Direction =
Word for word, give the material below again, minus any images.

Dataset excerpt =
▬▬▬▬▬▬▬▬▬▬

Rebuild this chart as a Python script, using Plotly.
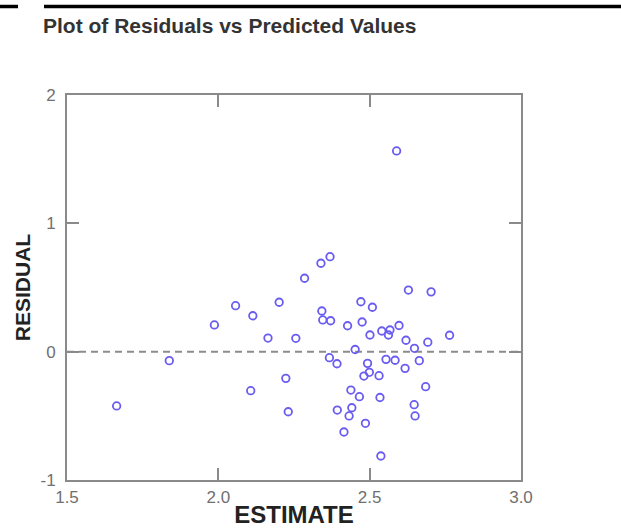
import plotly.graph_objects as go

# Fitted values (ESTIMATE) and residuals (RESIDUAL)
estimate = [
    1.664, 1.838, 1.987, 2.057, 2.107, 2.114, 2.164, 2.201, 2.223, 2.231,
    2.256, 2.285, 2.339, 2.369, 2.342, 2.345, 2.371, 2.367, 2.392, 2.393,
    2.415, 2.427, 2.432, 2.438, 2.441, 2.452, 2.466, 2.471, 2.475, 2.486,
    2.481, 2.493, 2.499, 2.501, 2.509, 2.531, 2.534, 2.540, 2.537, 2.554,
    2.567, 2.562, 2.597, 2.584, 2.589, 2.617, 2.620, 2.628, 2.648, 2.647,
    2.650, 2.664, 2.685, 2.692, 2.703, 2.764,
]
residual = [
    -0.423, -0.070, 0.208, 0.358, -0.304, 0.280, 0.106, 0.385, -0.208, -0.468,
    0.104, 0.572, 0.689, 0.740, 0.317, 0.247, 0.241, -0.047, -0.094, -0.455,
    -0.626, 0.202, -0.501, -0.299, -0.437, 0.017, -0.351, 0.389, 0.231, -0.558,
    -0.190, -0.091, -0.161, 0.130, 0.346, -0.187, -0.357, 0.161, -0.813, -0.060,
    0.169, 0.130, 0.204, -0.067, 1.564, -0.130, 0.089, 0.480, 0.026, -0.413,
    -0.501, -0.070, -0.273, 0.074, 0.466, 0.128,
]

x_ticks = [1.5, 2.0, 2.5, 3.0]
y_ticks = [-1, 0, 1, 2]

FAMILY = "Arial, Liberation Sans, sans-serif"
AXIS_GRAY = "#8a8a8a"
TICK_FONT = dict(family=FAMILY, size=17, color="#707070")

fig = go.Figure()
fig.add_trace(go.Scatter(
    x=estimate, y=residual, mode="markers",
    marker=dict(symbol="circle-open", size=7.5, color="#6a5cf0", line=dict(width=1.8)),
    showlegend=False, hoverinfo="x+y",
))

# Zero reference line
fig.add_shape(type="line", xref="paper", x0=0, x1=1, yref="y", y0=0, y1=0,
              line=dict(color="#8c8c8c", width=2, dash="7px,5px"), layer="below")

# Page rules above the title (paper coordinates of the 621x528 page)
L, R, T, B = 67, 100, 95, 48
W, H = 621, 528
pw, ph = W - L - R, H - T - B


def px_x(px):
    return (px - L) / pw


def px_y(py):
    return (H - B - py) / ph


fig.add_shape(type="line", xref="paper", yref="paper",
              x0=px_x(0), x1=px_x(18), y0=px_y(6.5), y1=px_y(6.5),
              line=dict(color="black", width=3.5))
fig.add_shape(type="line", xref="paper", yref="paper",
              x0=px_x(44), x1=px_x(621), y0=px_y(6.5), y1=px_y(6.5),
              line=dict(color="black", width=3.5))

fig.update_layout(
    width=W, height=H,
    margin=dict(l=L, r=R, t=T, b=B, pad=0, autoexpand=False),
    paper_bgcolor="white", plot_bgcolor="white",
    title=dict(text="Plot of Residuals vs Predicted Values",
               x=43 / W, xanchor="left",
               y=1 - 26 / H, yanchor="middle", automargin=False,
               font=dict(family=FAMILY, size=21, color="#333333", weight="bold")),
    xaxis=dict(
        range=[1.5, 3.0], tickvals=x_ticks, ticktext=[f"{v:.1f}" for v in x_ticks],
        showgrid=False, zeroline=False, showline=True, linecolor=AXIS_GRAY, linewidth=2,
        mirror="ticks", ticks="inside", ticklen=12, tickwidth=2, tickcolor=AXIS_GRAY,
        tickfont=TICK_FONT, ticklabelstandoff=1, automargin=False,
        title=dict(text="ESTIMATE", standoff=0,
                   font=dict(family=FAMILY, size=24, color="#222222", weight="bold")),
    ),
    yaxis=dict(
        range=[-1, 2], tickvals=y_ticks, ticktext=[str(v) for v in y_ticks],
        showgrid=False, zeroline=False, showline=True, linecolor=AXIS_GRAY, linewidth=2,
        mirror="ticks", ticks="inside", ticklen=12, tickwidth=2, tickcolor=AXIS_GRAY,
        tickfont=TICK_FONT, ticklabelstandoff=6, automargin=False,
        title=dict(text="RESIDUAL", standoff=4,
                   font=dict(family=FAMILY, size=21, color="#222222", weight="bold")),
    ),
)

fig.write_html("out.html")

▬▬▬▬▬▬▬▬▬▬

Task solution =
Rebuild this chart as a Python script, using Plotly.
import plotly.graph_objects as go

# Fitted values (ESTIMATE) and residuals (RESIDUAL)
estimate = [
    1.664, 1.838, 1.987, 2.057, 2.107, 2.114, 2.164, 2.201, 2.223, 2.231,
    2.256, 2.285, 2.339, 2.369, 2.342, 2.345, 2.371, 2.367, 2.392, 2.393,
    2.415, 2.427, 2.432, 2.438, 2.441, 2.452, 2.466, 2.471, 2.475, 2.486,
    2.481, 2.493, 2.499, 2.501, 2.509, 2.531, 2.534, 2.540, 2.537, 2.554,
    2.567, 2.562, 2.597, 2.584, 2.589, 2.617, 2.620, 2.628, 2.648, 2.647,
    2.650, 2.664, 2.685, 2.692, 2.703, 2.764,
]
residual = [
    -0.423, -0.070, 0.208, 0.358, -0.304, 0.280, 0.106, 0.385, -0.208, -0.468,
    0.104, 0.572, 0.689, 0.740, 0.317, 0.247, 0.241, -0.047, -0.094, -0.455,
    -0.626, 0.202, -0.501, -0.299, -0.437, 0.017, -0.351, 0.389, 0.231, -0.558,
    -0.190, -0.091, -0.161, 0.130, 0.346, -0.187, -0.357, 0.161, -0.813, -0.060,
    0.169, 0.130, 0.204, -0.067, 1.564, -0.130, 0.089, 0.480, 0.026, -0.413,
    -0.501, -0.070, -0.273, 0.074, 0.466, 0.128,
]

x_ticks = [1.5, 2.0, 2.5, 3.0]
y_ticks = [-1, 0, 1, 2]

FAMILY = "Arial, Liberation Sans, sans-serif"
AXIS_GRAY = "#8a8a8a"
TICK_FONT = dict(family=FAMILY, size=17, color="#707070")

fig = go.Figure()
fig.add_trace(go.Scatter(
    x=estimate, y=residual, mode="markers",
    marker=dict(symbol="circle-open", size=7.5, color="#6a5cf0", line=dict(width=1.8)),
    showlegend=False, hoverinfo="x+y",
))

# Zero reference line
fig.add_shape(type="line", xref="paper", x0=0, x1=1, yref="y", y0=0, y1=0,
              line=dict(color="#8c8c8c", width=2, dash="7px,5px"), layer="below")

# Page rules above the title (paper coordinates of the 621x528 page)
L, R, T, B = 67, 100, 95, 48
W, H = 621, 528
pw, ph = W - L - R, H - T - B


def px_x(px):
    return (px - L) / pw


def px_y(py):
    return (H - B - py) / ph


fig.add_shape(type="line", xref="paper", yref="paper",
              x0=px_x(0), x1=px_x(18), y0=px_y(6.5), y1=px_y(6.5),
              line=dict(color="black", width=3.5))
fig.add_shape(type="line", xref="paper", yref="paper",
              x0=px_x(44), x1=px_x(621), y0=px_y(6.5), y1=px_y(6.5),
              line=dict(color="black", width=3.5))

fig.update_layout(
    width=W, height=H,
    margin=dict(l=L, r=R, t=T, b=B, pad=0, autoexpand=False),
    paper_bgcolor="white", plot_bgcolor="white",
    title=dict(text="Plot of Residuals vs Predicted Values",
               x=43 / W, xanchor="left",
               y=1 - 26 / H, yanchor="middle", automargin=False,
               font=dict(family=FAMILY, size=21, color="#333333", weight="bold")),
    xaxis=dict(
        range=[1.5, 3.0], tickvals=x_ticks, ticktext=[f"{v:.1f}" for v in x_ticks],
        showgrid=False, zeroline=False, showline=True, linecolor=AXIS_GRAY, linewidth=2,
        mirror="ticks", ticks="inside", ticklen=12, tickwidth=2, tickcolor=AXIS_GRAY,
        tickfont=TICK_FONT, ticklabelstandoff=1, automargin=False,
        title=dict(text="ESTIMATE", standoff=0,
                   font=dict(family=FAMILY, size=24, color="#222222", weight="bold")),
    ),
    yaxis=dict(
        range=[-1, 2], tickvals=y_ticks, ticktext=[str(v) for v in y_ticks],
        showgrid=False, zeroline=False, showline=True, linecolor=AXIS_GRAY, linewidth=2,
        mirror="ticks", ticks="inside", ticklen=12, tickwidth=2, tickcolor=AXIS_GRAY,
        tickfont=TICK_FONT, ticklabelstandoff=6, automargin=False,
        title=dict(text="RESIDUAL", standoff=4,
                   font=dict(family=FAMILY, size=21, color="#222222", weight="bold")),
    ),
)

fig.write_html("out.html")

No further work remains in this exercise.